Le he propuesto una experiencia inmersiva de 24 horas. Ahora piense lo que sería siete, ocho, nueve o más días, que es lo que suelen durar estas travesías. Resulta muy, muy difícil de imaginar.
Siguiendo con este ejercicio de empatía, trate de ponerse en el lugar de una de esas personas el día que decidió, allí en su ciudad o en su poblado, dejar atrás su familia, sus amistades, su paisaje, su forma de vida, para lanzarse a esta aventura. Y no sólo el viaje en cayuco, sino la travesía a pie o de cualquier manera durante cientos de kilómetros áridos o selváticos, con todo tipo de peligros, sin saber dónde pernoctar, cómo alimentarse o sobrevivir.
¡Qué drama empujará a una experiencia como ésta! Estará de acuerdo conmigo que ha de ser un miedo atroz a ser violentado o masacrado, o una carencia extrema que les haga sufrir por su propia vida y perder cualquier esperanza de un futuro mejor. Algo así ha de ser para que un ser humano, como usted y como yo, se atreva a acometer todos esos riesgos.
Esa es la realidad. Pero hay quien no lo ve así. Ya sabe, con eso de la postmodernidad, ya no hay verdades absolutas. La verdad es relativa, cada cual tiene la suya.
Hay quien tiene lo que ahora se dice, «un relato alternativo»: imaginan que un grupo de «negros» desocupados en su aldea deciden un día venir a España porque les han dicho que aquí te dan de todo y vas a vivir a cuerpo de rey sin hacer nada. Deciden que vale la pena cualquier sufrimiento y cualquier riesgo con tal de venir a este país a robar, violar, atentar contra algo, a delinquir, en definitiva. Ese es el impulso que les motiva a dejar atrás todo lo que ha sido su vida, sus seres queridos, para lanzarse a una arriesgada aventura para llegar a nuestras costas.

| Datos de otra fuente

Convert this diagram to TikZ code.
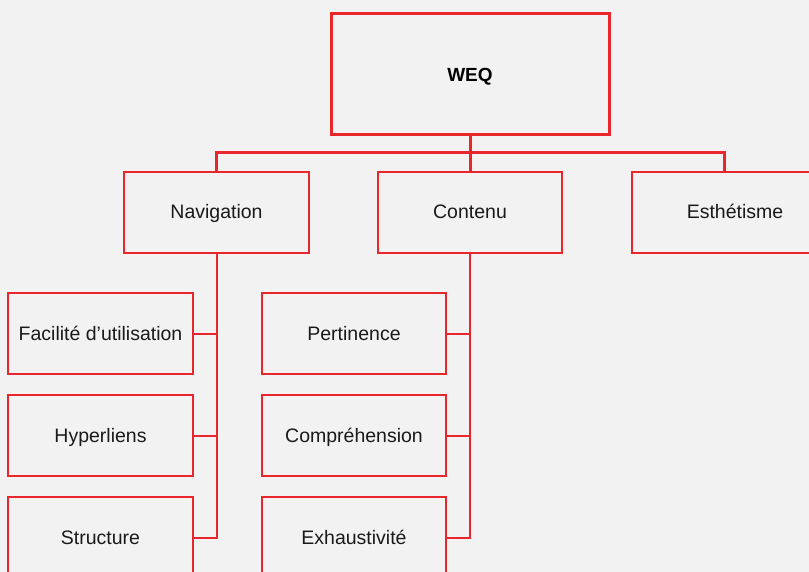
\documentclass[tikz,border=0pt]{standalone}
\usepackage{fontspec}
\setmainfont{Liberation Sans}
\definecolor{bg}{HTML}{F2F2F2}
\definecolor{rd}{HTML}{E8262B}
\definecolor{tx}{HTML}{1A1A1A}
\begin{document}
\begin{tikzpicture}[x=1pt,y=-1pt,
  box/.style={draw=rd,line width=1.6pt,inner sep=0pt,minimum width=185pt,minimum height=81pt,text=tx,text height=14pt,text depth=1pt,font=\fontsize{19.5}{23}\selectfont},
  topbox/.style={box,line width=3pt,minimum width=278pt,minimum height=121pt,text depth=0pt,font=\fontsize{19}{23}\selectfont\bfseries,text=black},
  thickline/.style={draw=rd,line width=3pt},
  thinline/.style={draw=rd,line width=2pt}]
\fill[bg] (0,0) rectangle (809,572);
\useasboundingbox (0,0) rectangle (809,572);
\node[topbox] (weq) at (470,74.5) {WEQ};
\node[box] (nav) at (216.5,212.5) {Navigation};
\node[box,minimum width=184pt] (cont) at (470,212.5) {Contenu};
\node[box,minimum width=206pt] (esth) at (735,212.5) {Esthétisme};
\node[box] (fac) at (100.5,333.5) {Facilité d’utilisation};
\node[box] (hyp) at (100.5,435.5) {Hyperliens};
\node[box] (str) at (100.5,537.5) {Structure};
\node[box,minimum width=184pt] (per) at (354,333.5) {Pertinence};
\node[box,minimum width=184pt] (com) at (354,435.5) {Compréhension};
\node[box,minimum width=184pt] (exh) at (354,537.5) {Exhaustivité};
\coordinate (edrop) at (724,153);
\draw[thickline] (weq.south) -- (cont.north);
\draw[thickline] (nav.north) |- (edrop) -- (esth.north -| edrop);
\draw[thinline] (nav.south) |- (str.east);
\draw[thinline] (fac.east) -- (fac.east -| nav.south);
\draw[thinline] (hyp.east) -- (hyp.east -| nav.south);
\draw[thinline] (cont.south) |- (exh.east);
\draw[thinline] (per.east) -- (per.east -| cont.south);
\draw[thinline] (com.east) -- (com.east -| cont.south);
\end{tikzpicture}
\end{document}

Mucha gente piensa que la realidad es muy parecida a esto. No diga que este relato es mentira. Ya sabe, será «una verdad alternativa». Y, claro, opinarán y actuarán en consecuencia, diciendo que esa gente viene a traer «ruina y delincuencia» (sic).
Yo me quedo con la realidad sin apellidos. Y propongo como palabra de la década CAYUCO. De ella derivaría el verbo cayuquear, cuyo significado sería «hacer cualquier cosa y asumir cualquier riesgo por desesperación».